“‘What was the matter? Mother did not come to the Mothers’ Meeting yesterday.’
“‘Oh, she couldn’t leave the baby.’
“‘Leave the baby! Why, of course not. No one expected her to leave the baby. Tell her to come and bring the baby along.’”
So another meeting was held, and another to which the babies were brought—some women bringing as many as three, who were too young to go to school. At one Mothers’ Meeting, after the club had been well organized, there were twenty women, listening, discussing and nursing babies, all at once.
If the beginnings of the experiment were discouraging the results have more than offset the original disappointment. At the last meeting (in January) seventy of the eighty-five paid up members were present, intelligent, eager, interested, participating heartily in the discussions. It has cost years of labor, but these mothers have reached the point where they can talk intelligently about the children and their needs.
“Only yesterday,” said Miss Phelps, Kindergarten Director, “one mother said to me: ‘I used to be the most impatient woman with my children—I simply couldn’t stand it when they refused to do what I told them. The other day my mother said to me, “You’re about the most patient woman I ever saw. What’s done it?” And I said to her: “Well, mother, I do not know of anything except those folks at the kindergarten, which all helped me to look at children in a very different way.”’”
Through the Mothers’ Meetings the mothers have come to feel that they are co-operating with the teacher and the school. Those mothers who have children in the upper grades as well as in the kindergarten go to the grade teachers too, seeking advice, or making suggestions. They have learned to feel that they are an essential part of the educational plan, and their enthusiastic interest tells of the advantages gained by this co-operation.

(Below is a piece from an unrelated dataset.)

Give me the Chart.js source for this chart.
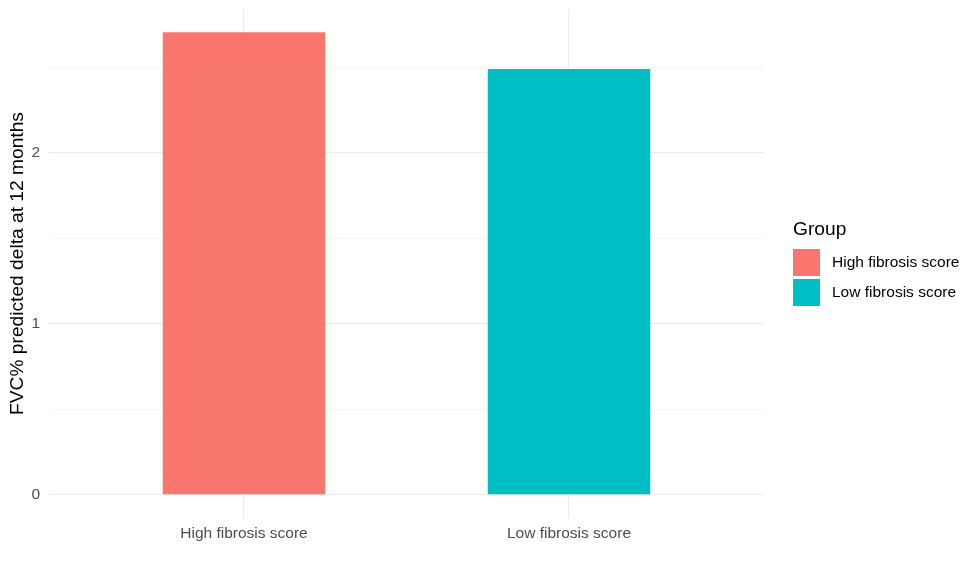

The Oyler Mothers’ Club has been the center of the movement to clear up the community. Through them and through the grades refuse has been cleaned and kept from the streets. The club maintains, out of its fund, a medicine chest at the school, which is used by the visiting nurse. It has cleaned up the children, and that is no small item.
“Back in 1904,” says Mr. Voorhes, “I had five hundred of the children vaccinated in my office, and such dirt and vermin I never saw! Nearly every child had the high water mark on his wrist, and their clothes and bodies were filthy. They didn’t know a bathtub from a horse trough; they don’t now for the matter of that, because there are scarcely a dozen houses in this section that have bathtubs, but the children are clean.”
Each year the old members of the Mothers’ Club bring in the new mothers, saying to Miss Phelps: “This is my mother, I brought her,” “This is mine!” with a delighted satisfaction in having added something to the club. The kindergarten, filling two rooms, is thriving, and the kindergarten teachers, visiting and advising in the home, are cordially welcomed everywhere.